#### DATA SHOWN
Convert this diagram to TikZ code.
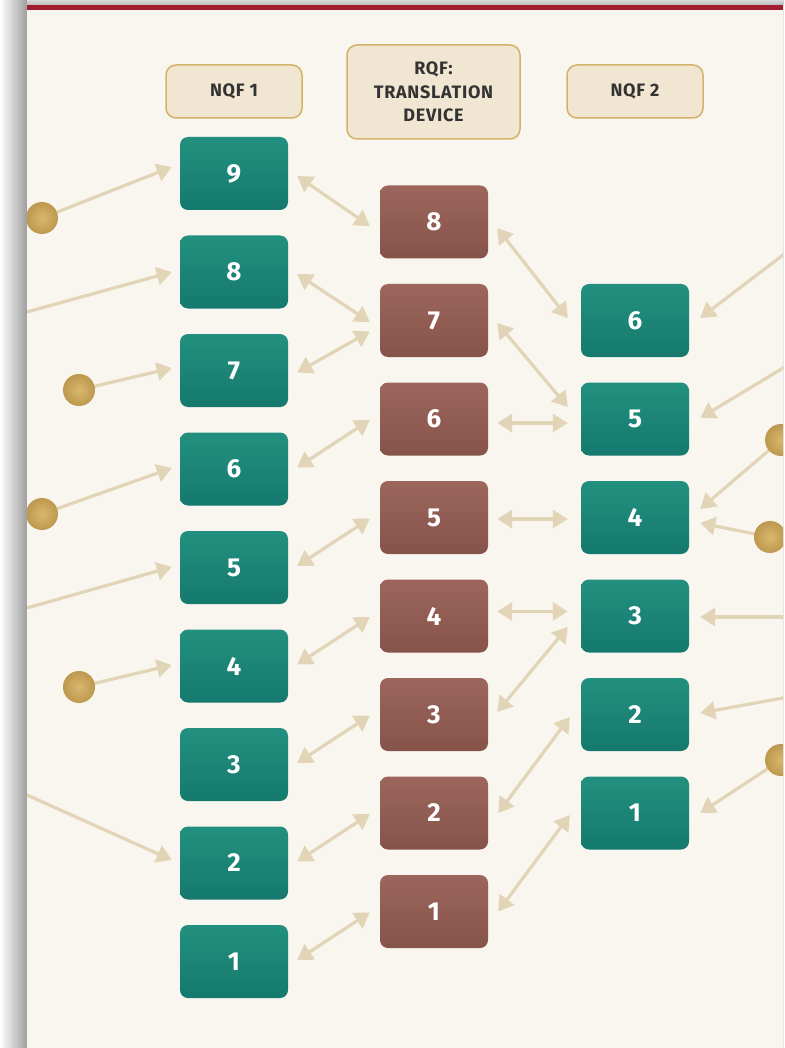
\documentclass[tikz,border=0pt]{standalone}
\usepackage{fontspec}
\setmainfont{Fira Sans}[BoldFont={Fira Sans Bold}]
\usetikzlibrary{arrows.meta,calc}
\definecolor{bgc}{HTML}{F9F5EF}
\definecolor{tealc}{HTML}{1A8A7E}
\definecolor{tealtop}{HTML}{23907F}
\definecolor{tealbot}{HTML}{15796E}
\definecolor{brownc}{HTML}{955F55}
\definecolor{browntop}{HTML}{9C665C}
\definecolor{brownbot}{HTML}{86534A}
\definecolor{arrowc}{HTML}{E2D5B7}
\definecolor{hdrfill}{HTML}{F1E6D2}
\definecolor{hdrdraw}{HTML}{D4B26A}
\definecolor{hdrtext}{HTML}{333333}
\definecolor{redc}{HTML}{A01C2E}
\definecolor{goldin}{HTML}{D9B86E}
\definecolor{goldout}{HTML}{BD984F}
\begin{document}
\begin{tikzpicture}[x=1pt,y=-1pt,
  tip/.tip={Triangle[length=15pt,width=18pt]},
  conn/.style={draw=arrowc, line width=3.2pt, {tip}-{tip}},
  inc/.style={draw=arrowc, line width=3.2pt, -{tip}},
  tealbox/.style={rounded corners=8pt, minimum width=108pt, minimum height=73pt, inner sep=0pt,
    top color=tealtop, middle color=tealc, bottom color=tealbot, text=white,
    font=\fontsize{26}{26}\selectfont\bfseries},
  brownbox/.style={rounded corners=8pt, minimum width=108pt, minimum height=73pt, inner sep=0pt,
    top color=browntop, middle color=brownc, bottom color=brownbot, text=white,
    font=\fontsize{26}{26}\selectfont\bfseries},
  hdr/.style={rounded corners=10pt, fill=hdrfill, draw=hdrdraw, line width=1.5pt, text=hdrtext,
    inner sep=0pt, align=center, font=\fontsize{18}{23.5}\selectfont\bfseries\addfontfeatures{LetterSpace=4}},
  dot/.style={circle, minimum size=32pt, inner sep=0pt, inner color=goldin, outer color=goldout}]
\useasboundingbox (0,0) rectangle (784,1048);
% page and shadows
\shade[left color=white, right color=black!38] (0,0) rectangle (27,1048);
\shade[top color=black!15, bottom color=black!28] (27,0) rectangle (784,5);
\fill[bgc] (27,5) rectangle (783,1048);
\fill[black!10] (783,5) rectangle (784,1048);
\fill[redc] (27,5) rectangle (783,10);
% headers
\node[hdr, minimum width=136pt, minimum height=53pt] (h1) at (234,91.5) {NQF 1};
\node[hdr, minimum width=173pt, minimum height=94pt] (h2) at (433.5,92) {RQF:\\TRANSLATION\\DEVICE};
\node[hdr, minimum width=136pt, minimum height=53pt] (h3) at (635,91.5) {NQF 2};
% boxes
\foreach \i/\y in {9/173.5,8/272,7/370.5,6/469,5/567.5,4/666,3/764.5,2/863,1/961.5}
  \node[tealbox] (a\i) at (234,\y) {\i};
\foreach \i/\y in {8/222,7/320.5,6/419,5/517.5,4/616,3/714.5,2/813,1/911.5}
  \node[brownbox] (b\i) at (434,\y) {\i};
\foreach \i/\y in {6/320.5,5/419,4/517.5,3/616,2/714.5,1/813}
  \node[tealbox] (c\i) at (635,\y) {\i};
% NQF1 <-> RQF
\draw[conn] ($(a9.east)+(9,2.5)$) -- ($(b8.west)+(-10,4)$);
\draw[conn] ($(a8.east)+(9,2)$) -- ($(b7.west)+(-10,1.5)$);
\draw[conn] ($(a7.east)+(9,2)$) -- ($(b7.west)+(-10,11)$);
\foreach \i in {6,5,4,3,2,1}
  \draw[conn] ($(a\i.east)+(9,-1.5)$) -- ($(b\i.west)+(-10,1)$);
% RQF <-> NQF2
\draw[conn] ($(b8.east)+(9,6)$) -- ($(c6.west)+(-13,-2.5)$);
\draw[conn] ($(b7.east)+(9,2.5)$) -- ($(c5.west)+(-13,-12)$);
\draw[conn] ($(b6.east)+(9,4)$) -- ($(c5.west)+(-13,4)$);
\draw[conn] ($(b5.east)+(9,1.5)$) -- ($(c4.west)+(-13,1.5)$);
\draw[conn] ($(b4.east)+(9,-4.5)$) -- ($(c3.west)+(-13,-4.5)$);
\draw[conn] ($(b3.east)+(9,-2.5)$) -- ($(c3.west)+(-13,11)$);
\draw[conn] ($(b2.east)+(10,0)$) -- ($(c2.west)+(-11,2.5)$);
\draw[conn] ($(b1.east)+(10,0)$) -- ($(c1.west)+(-11,2)$);
% incoming from outside
\begin{scope}
\clip (27,10) rectangle (783,1048);
\coordinate (f8) at (0,319.4);
\coordinate (f5) at (0,615.6);
\coordinate (f2) at (0,782.9);
\coordinate (g6) at (800,242.1);
\coordinate (g5) at (800,357.8);
\coordinate (g3) at (800,617);
\coordinate (g2) at (800,694.9);
\coordinate (pc1) at (42,218);
\coordinate (pc2) at (79,390);
\coordinate (pc3) at (42,514);
\coordinate (pc4) at (79,687);
\coordinate (qc1) at (781,440);
\coordinate (qc2) at (770,537);
\coordinate (qc3) at (781,760);
\draw[inc] (pc1) -- ($(a9.west)+(-8,-6.5)$);
\draw[inc] (f8) -- ($(a8.west)+(-8,0)$);
\draw[inc] (pc2) -- ($(a7.west)+(-8,-2.5)$);
\draw[inc] (pc3) -- ($(a6.west)+(-8,-1)$);
\draw[inc] (f5) -- ($(a5.west)+(-8,-0.5)$);
\draw[inc] (pc4) -- ($(a4.west)+(-8,-1)$);
\draw[inc] (f2) -- ($(a2.west)+(-8,-3)$);
\draw[inc] (g6) -- ($(c6.east)+(11,-2.5)$);
\draw[inc] (g5) -- ($(c5.east)+(11,-1)$);
\draw[inc] (qc1) -- ($(c4.east)+(11,-8.5)$);
\draw[inc] (qc2) -- ($(c4.east)+(11,5.5)$);
\draw[inc] (g3) -- ($(c3.east)+(11,1)$);
\draw[inc] (g2) -- ($(c2.east)+(11,-1.5)$);
\draw[inc] (qc3) -- ($(c1.east)+(11,0)$);
\foreach \n in {pc1,pc2,pc3,pc4,qc1,qc2,qc3}
  \node[dot] (d\n) at (\n) {};
\end{scope}
\end{tikzpicture}
\end{document}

#### WHAT THE TASK ASKS
Print the listing above in full, exactly as written. Omit any pictures.

#### SOLUTION TO THE PROBLEM
Convert this diagram to TikZ code.
\documentclass[tikz,border=0pt]{standalone}
\usepackage{fontspec}
\setmainfont{Fira Sans}[BoldFont={Fira Sans Bold}]
\usetikzlibrary{arrows.meta,calc}
\definecolor{bgc}{HTML}{F9F5EF}
\definecolor{tealc}{HTML}{1A8A7E}
\definecolor{tealtop}{HTML}{23907F}
\definecolor{tealbot}{HTML}{15796E}
\definecolor{brownc}{HTML}{955F55}
\definecolor{browntop}{HTML}{9C665C}
\definecolor{brownbot}{HTML}{86534A}
\definecolor{arrowc}{HTML}{E2D5B7}
\definecolor{hdrfill}{HTML}{F1E6D2}
\definecolor{hdrdraw}{HTML}{D4B26A}
\definecolor{hdrtext}{HTML}{333333}
\definecolor{redc}{HTML}{A01C2E}
\definecolor{goldin}{HTML}{D9B86E}
\definecolor{goldout}{HTML}{BD984F}
\begin{document}
\begin{tikzpicture}[x=1pt,y=-1pt,
  tip/.tip={Triangle[length=15pt,width=18pt]},
  conn/.style={draw=arrowc, line width=3.2pt, {tip}-{tip}},
  inc/.style={draw=arrowc, line width=3.2pt, -{tip}},
  tealbox/.style={rounded corners=8pt, minimum width=108pt, minimum height=73pt, inner sep=0pt,
    top color=tealtop, middle color=tealc, bottom color=tealbot, text=white,
    font=\fontsize{26}{26}\selectfont\bfseries},
  brownbox/.style={rounded corners=8pt, minimum width=108pt, minimum height=73pt, inner sep=0pt,
    top color=browntop, middle color=brownc, bottom color=brownbot, text=white,
    font=\fontsize{26}{26}\selectfont\bfseries},
  hdr/.style={rounded corners=10pt, fill=hdrfill, draw=hdrdraw, line width=1.5pt, text=hdrtext,
    inner sep=0pt, align=center, font=\fontsize{18}{23.5}\selectfont\bfseries\addfontfeatures{LetterSpace=4}},
  dot/.style={circle, minimum size=32pt, inner sep=0pt, inner color=goldin, outer color=goldout}]
\useasboundingbox (0,0) rectangle (784,1048);
% page and shadows
\shade[left color=white, right color=black!38] (0,0) rectangle (27,1048);
\shade[top color=black!15, bottom color=black!28] (27,0) rectangle (784,5);
\fill[bgc] (27,5) rectangle (783,1048);
\fill[black!10] (783,5) rectangle (784,1048);
\fill[redc] (27,5) rectangle (783,10);
% headers
\node[hdr, minimum width=136pt, minimum height=53pt] (h1) at (234,91.5) {NQF 1};
\node[hdr, minimum width=173pt, minimum height=94pt] (h2) at (433.5,92) {RQF:\\TRANSLATION\\DEVICE};
\node[hdr, minimum width=136pt, minimum height=53pt] (h3) at (635,91.5) {NQF 2};
% boxes
\foreach \i/\y in {9/173.5,8/272,7/370.5,6/469,5/567.5,4/666,3/764.5,2/863,1/961.5}
  \node[tealbox] (a\i) at (234,\y) {\i};
\foreach \i/\y in {8/222,7/320.5,6/419,5/517.5,4/616,3/714.5,2/813,1/911.5}
  \node[brownbox] (b\i) at (434,\y) {\i};
\foreach \i/\y in {6/320.5,5/419,4/517.5,3/616,2/714.5,1/813}
  \node[tealbox] (c\i) at (635,\y) {\i};
% NQF1 <-> RQF
\draw[conn] ($(a9.east)+(9,2.5)$) -- ($(b8.west)+(-10,4)$);
\draw[conn] ($(a8.east)+(9,2)$) -- ($(b7.west)+(-10,1.5)$);
\draw[conn] ($(a7.east)+(9,2)$) -- ($(b7.west)+(-10,11)$);
\foreach \i in {6,5,4,3,2,1}
  \draw[conn] ($(a\i.east)+(9,-1.5)$) -- ($(b\i.west)+(-10,1)$);
% RQF <-> NQF2
\draw[conn] ($(b8.east)+(9,6)$) -- ($(c6.west)+(-13,-2.5)$);
\draw[conn] ($(b7.east)+(9,2.5)$) -- ($(c5.west)+(-13,-12)$);
\draw[conn] ($(b6.east)+(9,4)$) -- ($(c5.west)+(-13,4)$);
\draw[conn] ($(b5.east)+(9,1.5)$) -- ($(c4.west)+(-13,1.5)$);
\draw[conn] ($(b4.east)+(9,-4.5)$) -- ($(c3.west)+(-13,-4.5)$);
\draw[conn] ($(b3.east)+(9,-2.5)$) -- ($(c3.west)+(-13,11)$);
\draw[conn] ($(b2.east)+(10,0)$) -- ($(c2.west)+(-11,2.5)$);
\draw[conn] ($(b1.east)+(10,0)$) -- ($(c1.west)+(-11,2)$);
% incoming from outside
\begin{scope}
\clip (27,10) rectangle (783,1048);
\coordinate (f8) at (0,319.4);
\coordinate (f5) at (0,615.6);
\coordinate (f2) at (0,782.9);
\coordinate (g6) at (800,242.1);
\coordinate (g5) at (800,357.8);
\coordinate (g3) at (800,617);
\coordinate (g2) at (800,694.9);
\coordinate (pc1) at (42,218);
\coordinate (pc2) at (79,390);
\coordinate (pc3) at (42,514);
\coordinate (pc4) at (79,687);
\coordinate (qc1) at (781,440);
\coordinate (qc2) at (770,537);
\coordinate (qc3) at (781,760);
\draw[inc] (pc1) -- ($(a9.west)+(-8,-6.5)$);
\draw[inc] (f8) -- ($(a8.west)+(-8,0)$);
\draw[inc] (pc2) -- ($(a7.west)+(-8,-2.5)$);
\draw[inc] (pc3) -- ($(a6.west)+(-8,-1)$);
\draw[inc] (f5) -- ($(a5.west)+(-8,-0.5)$);
\draw[inc] (pc4) -- ($(a4.west)+(-8,-1)$);
\draw[inc] (f2) -- ($(a2.west)+(-8,-3)$);
\draw[inc] (g6) -- ($(c6.east)+(11,-2.5)$);
\draw[inc] (g5) -- ($(c5.east)+(11,-1)$);
\draw[inc] (qc1) -- ($(c4.east)+(11,-8.5)$);
\draw[inc] (qc2) -- ($(c4.east)+(11,5.5)$);
\draw[inc] (g3) -- ($(c3.east)+(11,1)$);
\draw[inc] (g2) -- ($(c2.east)+(11,-1.5)$);
\draw[inc] (qc3) -- ($(c1.east)+(11,0)$);
\foreach \n in {pc1,pc2,pc3,pc4,qc1,qc2,qc3}
  \node[dot] (d\n) at (\n) {};
\end{scope}
\end{tikzpicture}
\end{document}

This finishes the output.